Moreover, the original concept aimed for a partially reusable vehicle. However, the current fleet are all disposable versions. Its Ariane 62 variant has two strap-on boosters, while an Ariane 64 has four boosters (and will be used for this debut Leo launch). Costs are huge, and not helped by frequent delays. Cost of a flight is reported to be $75-$95 million per launch (although no doubt clients such as Amazon will have negotiated discounts), depending on the task in hand.
The one key advantage an Ariane rocket has is the ability to deliver its cargos much nearer their target orbits.
There’s planety of demand for the Ariane solutions, not least from European scientific and governmental missions which are more-or-less obliged to spend their investment cash within Europe. Arianespace is planning 6-8 launches in 2026.

But a totally disposable rocket is hugely expensive. Observers have compared the current solution to building a Boeing 777, using it once and then throwing the aircraft away!
A December 10 report from McKinsey & Co bluntly said that Europe’s launch and space eco-systems have been “eroded” and that the US (and China) have outpaced growth in the European market in recent years. “Consequently, although Europe has a historically diversified and technically advanced space ecosystem, the continent is facing mounting challenges to its global competitiveness.”
McKinsey reminds clients that back in the day (2003-2017) Ariane the world with 82 successful consecutive launches. There was competition, of course, notably from Russia’s Proton and Soyuz vehicles. The report says that European space is being “outpaced” by other markets and “not helped by a growing gap including fragmentation in Europe’s public spending system and subscale private investments”.
The rival numbers today are telling: in 2024, for example, the US managed 154 launches and China 68. 2025 is likely to be even more with SpaceX alone handling 160 launches as at December 10.

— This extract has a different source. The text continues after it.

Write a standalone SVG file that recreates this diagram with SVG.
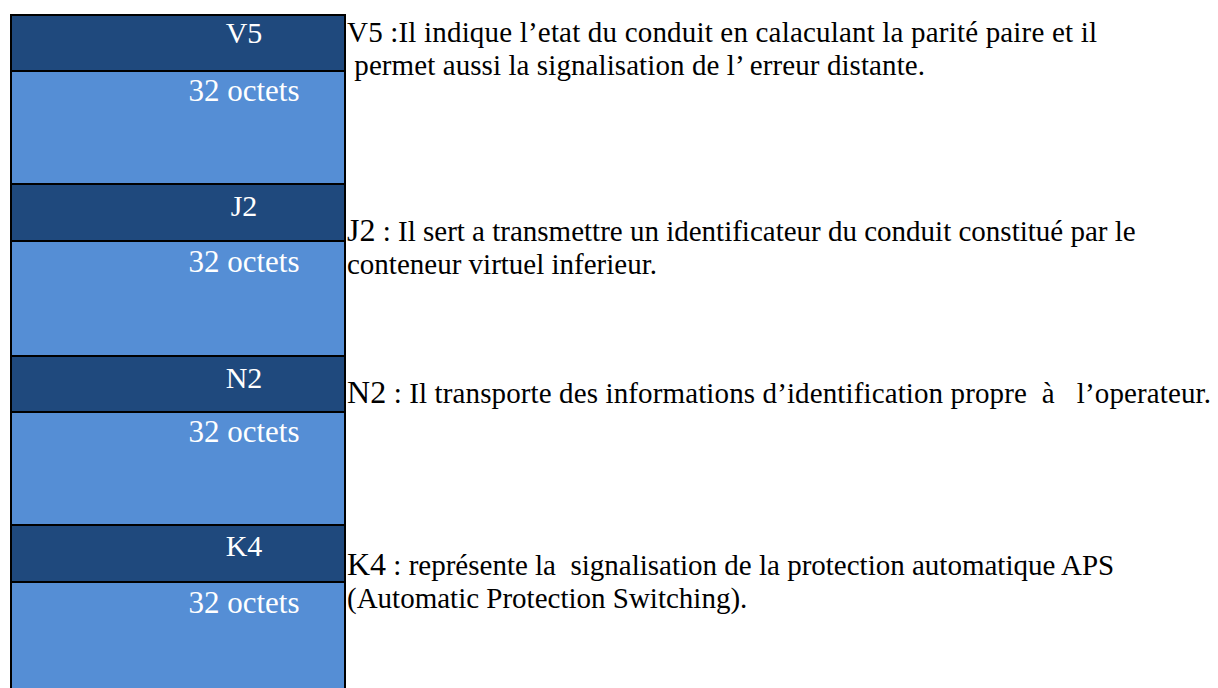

The solution, suggests McKinsey, is more cash, of course, but also it urges Europe to pool its resources and direct efforts toward Continent-wide projects (like the IRIS2 mega-constellation). McKinsey says more private investment is needed and that the money goes to pan-European programs, which would see economies of scale.“
“Consolidate European legacy production systems to sustain profitability or innovate geostationary-earth-orbit (GEO) production to enable shorter lead times and at-scale manufacturing. This could safeguard the sustainability of critical sovereign space capabilities, bolster Europe’s industrial base, and mitigate the risk of erosion associated with the hybrid partnership scenario,” states McKinsey.